Well, I was a working journalist and in the total scheme-of-occupations journalists place lower than contract killers in public esteem. Well, I mean, not as low as some ambulance-chasing lawyers or internal revenue auditors but getting right down in the direction of barrel-bottom scraping.

I actually didn’t mind that aspect of my life-career – indeed I took a certain perverse pride in being regarded as a societal weasel.

Nevertheless, I moved on to the private ‘Ian’ domain and all-in-all it hasn’t been a bad thing. And this time of the year I am profoundly reminded that there one huge and cherished benefit to being self-semi-sporadically-depending-on-the-whims-of-unappreciative-contractors-employed and that is the sheer knowledge that I will never again have to go to a @#$$%&& CHRISTMAS OFFICE PARTY! Sing Halleluja!

Who thought of those things, anyway? What corporate mind conceived that such a contrived social gathering would be good? I think if the so-called ‘Occupiers’ had wanted to protest anything, it should have been office parties.

Any office of any substance invariably has its ‘social committee’. These are the misguided souls who honestly believe that if you work with somebody, you also want to spend your leisure hours with them; you want to get pissed with them; you want to sing-and-dance with them; you want to harbor unacceptable sexual fantasies about them and maybe even feel compelled to suggestively act upon them; and finally you want to spend the rest of your weekend either retching or apologizing to your better-half and assuring her you didn’t mean anything when you were cavorting lewdly with l’il Suzie Homerekker from reception who, in a poor light looks a bit like a less-healthy Lindsay Lohan.

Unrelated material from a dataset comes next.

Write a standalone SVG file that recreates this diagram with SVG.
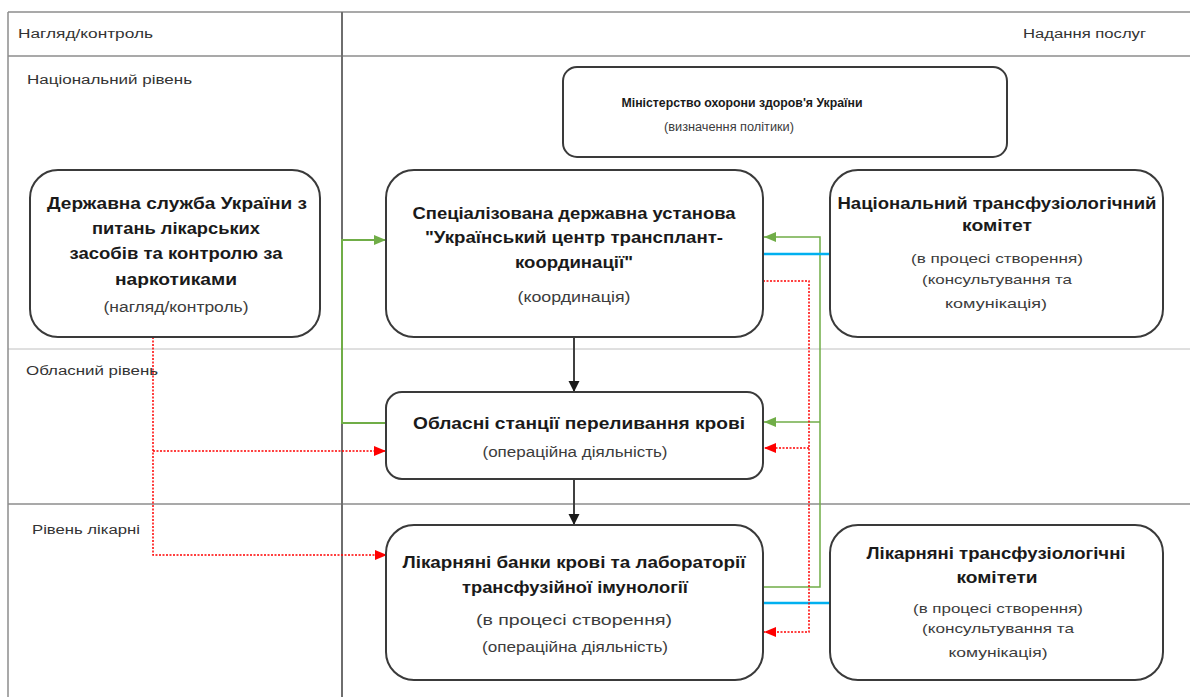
<svg xmlns="http://www.w3.org/2000/svg" width="1190" height="697" viewBox="0 0 1190 697">
<style>
.bg{fill:#ffffff}
.grid{stroke:#8c8c8c;stroke-width:1.5;fill:none}
.gridl{stroke:#c0c0c0;stroke-width:1;fill:none}
.box{fill:#ffffff;stroke:#3a3a3a;stroke-width:2}
.lbl{font-family:"Liberation Sans",Arial,sans-serif;font-size:12px;fill:#333333}
.t{font-family:"Liberation Sans",Arial,sans-serif;font-size:16px;font-weight:bold;fill:#1a1a1a;text-anchor:middle}
.tm{font-family:"Liberation Sans",Arial,sans-serif;font-size:13px;font-weight:bold;fill:#1a1a1a;text-anchor:middle}
.s{font-family:"Liberation Sans",Arial,sans-serif;font-size:14px;fill:#3c3c3c;text-anchor:middle}
.ss{font-family:"Liberation Sans",Arial,sans-serif;font-size:13px;fill:#3c3c3c;text-anchor:middle}
.sm{font-family:"Liberation Sans",Arial,sans-serif;font-size:12px;fill:#3c3c3c;text-anchor:middle}
.blk{stroke:#404040;stroke-width:2;fill:none}
.grn{stroke:#70ad47;stroke-width:2;fill:none}
.grn2{stroke:#70ad47;stroke-width:1.5;fill:none}
.blu{stroke:#00b0f0;stroke-width:2.5;fill:none}
.red{stroke:#ff0000;stroke-width:1.5;stroke-dasharray:2 1.5;fill:none}
</style>
<defs>
<marker id="mBlk" markerUnits="userSpaceOnUse" markerWidth="14" markerHeight="12" refX="11" refY="5.5" orient="auto"><path d="M0,0 L11,5.5 L0,11 z" fill="#1a1a1a"/></marker>
<marker id="mGrn" markerUnits="userSpaceOnUse" markerWidth="14" markerHeight="12" refX="12" refY="5" orient="auto"><path d="M0,0 L12,5 L0,10 z" fill="#70ad47"/></marker>
<marker id="mRed" markerUnits="userSpaceOnUse" markerWidth="14" markerHeight="12" refX="12" refY="5" orient="auto"><path d="M0,0 L12,5 L0,10 z" fill="#ff0000"/></marker>
</defs>
<rect class="bg" x="0" y="0" width="1190" height="697"/>

<g id="grid">
<line class="grid" x1="8" y1="12" x2="1190" y2="12"/>
<line class="grid" x1="8" y1="56" x2="1190" y2="56"/>
<line class="gridl" x1="8" y1="349" x2="1190" y2="349"/>
<line class="grid" x1="8" y1="504" x2="1190" y2="504"/>
<line class="grid" x1="8" y1="12" x2="8" y2="697"/>
<line class="grid" x1="342" y1="12" x2="342" y2="697" style="stroke:#6e6e6e;stroke-width:2"/>
<text class="lbl" x="18" y="38" textLength="135" lengthAdjust="spacingAndGlyphs">Нагляд/контроль</text>
<text class="lbl" x="1023" y="38" textLength="123" lengthAdjust="spacingAndGlyphs">Надання послуг</text>
<text class="lbl" x="27" y="84" textLength="165" lengthAdjust="spacingAndGlyphs">Національний рівень</text>
<text class="lbl" x="26" y="375" textLength="132" lengthAdjust="spacingAndGlyphs">Обласний рівень</text>
<text class="lbl" x="32" y="534" textLength="108" lengthAdjust="spacingAndGlyphs">Рівень лікарні</text>
</g>

<g id="connectors">
<path class="blk" d="M574,337 V392" marker-end="url(#mBlk)"/>
<path class="blk" d="M574,479 V525" marker-end="url(#mBlk)"/>
<path class="grn" d="M386,423 H342 V240 H386" marker-end="url(#mGrn)"/>
<path class="grn2" d="M763,587 H820 V237 H764" marker-end="url(#mGrn)"/>
<path class="grn2" d="M820,422 H764" marker-end="url(#mGrn)"/>
<path class="blu" d="M763,254 H830"/>
<path class="blu" d="M763,603 H830"/>
<path class="red" d="M763,281 H809 V632 H764" marker-end="url(#mRed)"/>
<path class="red" d="M809,448 H764" marker-end="url(#mRed)"/>
<path class="red" d="M153,337 V555 H387" marker-end="url(#mRed)"/>
<path class="red" d="M153,451 H386" marker-end="url(#mRed)"/>
</g>

<g id="ministry">
<rect class="box" x="563" y="67" width="444" height="90" rx="14"/>
<text class="tm" x="742" y="107" textLength="241" lengthAdjust="spacingAndGlyphs">Міністерство охорони здоров'я України</text>
<text class="sm" x="729" y="131" textLength="130" lengthAdjust="spacingAndGlyphs">(визначення політики)</text>
</g>

<g id="state-service">
<rect class="box" x="30" y="170" width="290" height="167" rx="28"/>
<text class="t" x="177" y="209" textLength="260" lengthAdjust="spacingAndGlyphs">Державна служба України з</text>
<text class="t" x="176" y="234" textLength="168" lengthAdjust="spacingAndGlyphs">питань лікарських</text>
<text class="t" x="176" y="259" textLength="213" lengthAdjust="spacingAndGlyphs">засобів та контролю за</text>
<text class="t" x="176" y="285" textLength="122" lengthAdjust="spacingAndGlyphs">наркотиками</text>
<text class="s" x="176" y="312" textLength="145" lengthAdjust="spacingAndGlyphs">(нагляд/контроль)</text>
</g>

<g id="transplant-center">
<rect class="box" x="386" y="170" width="377" height="167" rx="28"/>
<text class="t" x="574" y="219" textLength="323" lengthAdjust="spacingAndGlyphs">Спеціалізована державна установа</text>
<text class="t" x="574" y="243" textLength="298" lengthAdjust="spacingAndGlyphs">"Український центр трансплант-</text>
<text class="t" x="574" y="268" textLength="118" lengthAdjust="spacingAndGlyphs">координації"</text>
<text class="s" x="574" y="302" textLength="113" lengthAdjust="spacingAndGlyphs">(координація)</text>
</g>

<g id="national-committee">
<rect class="box" x="830" y="170" width="333" height="167" rx="28"/>
<text class="t" x="997" y="209" textLength="319" lengthAdjust="spacingAndGlyphs">Національний трансфузіологічний</text>
<text class="t" x="997" y="231" textLength="70" lengthAdjust="spacingAndGlyphs">комітет</text>
<text class="ss" x="997" y="263" textLength="172" lengthAdjust="spacingAndGlyphs">(в процесі створення)</text>
<text class="ss" x="997" y="284" textLength="150" lengthAdjust="spacingAndGlyphs">(консультування та</text>
<text class="ss" x="996" y="308" textLength="102" lengthAdjust="spacingAndGlyphs">комунікація)</text>
</g>

<g id="oblast-stations">
<rect class="box" x="386" y="392" width="377" height="87" rx="16"/>
<text class="t" x="579" y="429" textLength="332" lengthAdjust="spacingAndGlyphs">Обласні станції переливання крові</text>
<text class="s" x="575" y="457" textLength="185" lengthAdjust="spacingAndGlyphs">(операційна діяльність)</text>
</g>

<g id="hospital-banks">
<rect class="box" x="386" y="525" width="377" height="155" rx="28"/>
<text class="t" x="574" y="568" textLength="343" lengthAdjust="spacingAndGlyphs">Лікарняні банки крові та лабораторії</text>
<text class="t" x="575" y="593" textLength="226" lengthAdjust="spacingAndGlyphs">трансфузійної імунології</text>
<text class="s" x="574" y="625" textLength="196" lengthAdjust="spacingAndGlyphs">(в процесі створення)</text>
<text class="s" x="575" y="652" textLength="186" lengthAdjust="spacingAndGlyphs">(операційна діяльність)</text>
</g>

<g id="hospital-committees">
<rect class="box" x="830" y="525" width="333" height="155" rx="28"/>
<text class="t" x="996" y="559" textLength="259" lengthAdjust="spacingAndGlyphs">Лікарняні трансфузіологічні</text>
<text class="t" x="997" y="583" textLength="81" lengthAdjust="spacingAndGlyphs">комітети</text>
<text class="ss" x="998" y="613" textLength="170" lengthAdjust="spacingAndGlyphs">(в процесі створення)</text>
<text class="ss" x="998" y="633" textLength="152" lengthAdjust="spacingAndGlyphs">(консультування та</text>
<text class="ss" x="998" y="657" textLength="99" lengthAdjust="spacingAndGlyphs">комунікація)</text>
</g>
</svg>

Social Committees are composed of the same people that exult over the concept of high school reunions and make sure they become part of the planning committee at least four years before the ghastly event is scheduled to take place.

What are the bad things about office parties?

–         false bonhomie amongst people who, while they may have dear friends amongst their colleagues, they also spend 9-5, five days a week, with others who would not have been chosen as friends and they are happy to see the last of come Friday quitting time.

–         Excess alcohol both loosens tongues and liberates libidos. Nuff sed.

–         He/she has no hidden and untapped desire to sleep with you and is merely a friendly colleague. An office party should not be regarded as a potential ‘orifice’ party.

–         It’s never a good time to tell your boss what you really think, despite how friendly he might seem to be on this social occasion. Unless he/she is your friend, he/she is emphatically ‘not’ your friend when it comes to any sort of crunch time.

–         If you do happen to be a boss of either sex don’t, emphatically don’t try to pull any of that “if you want to get ahead here maybe we could form a closer relationship” shit with an opposite sex subordinate.

–         And if you are a subordinate, don’t try to pull the same thing with q superior in the hopes of getting ahead.

–         Karaoke!!!! Gaah!

The good thing about office parties?

–         I don’t have to go to them any more.